Servant, who shared that he had designed Linpark High School, said during his stay at Kenwyn, he had formed many friendships.

“For now, I just sit alone and meditate while waiting for meals. The highlight of my lonesome days here are the meals,” he laughed.

He said while he did not know where he was going next, he had already applied for residency at two other homes in the city.

Kenwyn manager Petro Fourie said the employees had also been left devastated by the turn of events. “It is very sad that a place like this has to close down due to the economic climate.”

She has worked at the home for nine years. “We’ve had very nice residents who became family. When we had to say goodbye as they moved out a lot of tears were shed.”

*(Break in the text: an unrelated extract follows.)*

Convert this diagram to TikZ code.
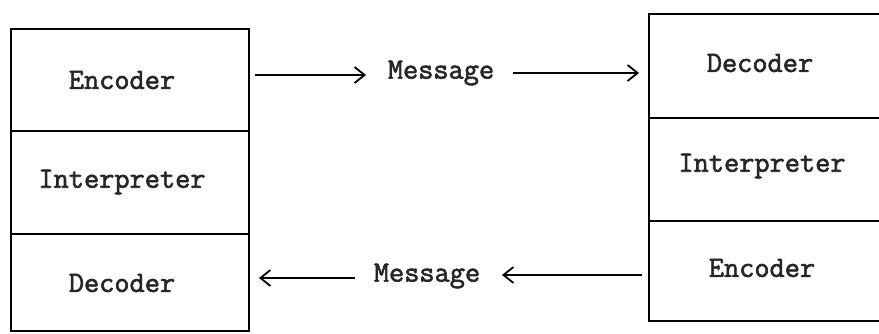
\documentclass[tikz,border=0pt]{standalone}
\usepackage{fontspec}
\setmonofont[FakeBold=2]{Latin Modern Mono}
\usetikzlibrary{arrows.meta}
\begin{document}
\begin{tikzpicture}[x=1pt,y=-1pt,
  cell/.style={draw,line width=1.6pt,minimum width=238pt,inner sep=0pt,anchor=north west},
  lbl/.style={font=\ttfamily\fontsize{29.5}{32}\selectfont,inner sep=0pt,text=black!85},
  msg/.style={lbl,inner xsep=0pt},
  arr/.style={line width=1.6pt,-{Straight Barb[length=10pt,width=16pt,line width=1.8pt]}}]
\clip (0,0) rectangle (879,334);
\fill[white] (0,0) rectangle (879,334);
% left stack
\node[cell,minimum height=102pt] (L1) at (10,28) {};
\node[cell,minimum height=103pt] (L2) at (10,130) {};
\node[cell,minimum height=97pt] (L3) at (10,233) {};
% right stack (right edge beyond the picture)
\node[cell,minimum width=260pt,minimum height=104pt] (R1) at (648,13) {};
\node[cell,minimum width=260pt,minimum height=103pt] (R2) at (648,117) {};
\node[cell,minimum width=260pt,minimum height=100pt] (R3) at (648,220) {};
% labels
\node[lbl] (tL1) at (122,80) {Encoder};
\node[lbl] (tL2) at (122,182) {Interpreter};
\node[lbl] (tL3) at (122,283) {Decoder};
\node[lbl] (tR1) at (760,63) {Decoder};
\node[lbl] (tR2) at (762,166) {Interpreter};
\node[lbl] (tR3) at (762,268) {Encoder};
% messages
\node[msg] (mT) at (441,73) {Message};
\node[msg] (mB) at (427,276) {Message};
\coordinate (a1) at (255,75);
\coordinate (a2) at (366,75);
\coordinate (a3) at (513,73);
\coordinate (a4) at (639,73);
\coordinate (b1) at (642,275);
\coordinate (b2) at (502,275);
\coordinate (b3) at (355,278);
\coordinate (b4) at (259,278);
\draw[arr] (a1) -- (a2);
\draw[arr] (a3) -- (a4);
\draw[arr] (b1) -- (b2);
\draw[arr] (b3) -- (b4);
\end{tikzpicture}
\end{document}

Recalling some of the memories with the residents, Fourie said: “When Kenwyn turned 21 we had a bash and it was absolutely nice. We had good times here. I had my 50th here and my daughter’s 21st birthday was also held here.”

She said the “Blue Room” was a favourite feature in the home where all the church and memorial services and parties were held.

Ghostly tales had also become part of Fourie’s memories.

“I remember one night walking a resident to her room at bedtime. She just stopped at this chair and started talking to it. When I asked her who she was talking to, she said she was talking to a lovely lady who sits on her bed every night and chats to her,” she laughed.

“It’s memories like that that we will miss.”

Fourie said the residents had been assisted by Padca’s social workers in getting new accommodation.

Kenwyn’s 10 staff members would either be absorbed back into Padca or be given severance packages.

Antoinette Olivier, one of Kenwyn’s longest serving employees, said she too would miss the residents.

“I’ll miss their characters, their love and their care towards all the staff members.”

Olivier said it was a pity that residents at Kenwyn had lately been living in fear. “When we first came here, we didn’t have to worry about crime. I would always leave my doors open and we didn’t have any security. Suddenly, it started becoming dangerous and the crime and grime escalated.”

Msunduzi was sent questions on Wednesday and Thursday last week asking what it made of the reasons for the home’s closure but did not respond.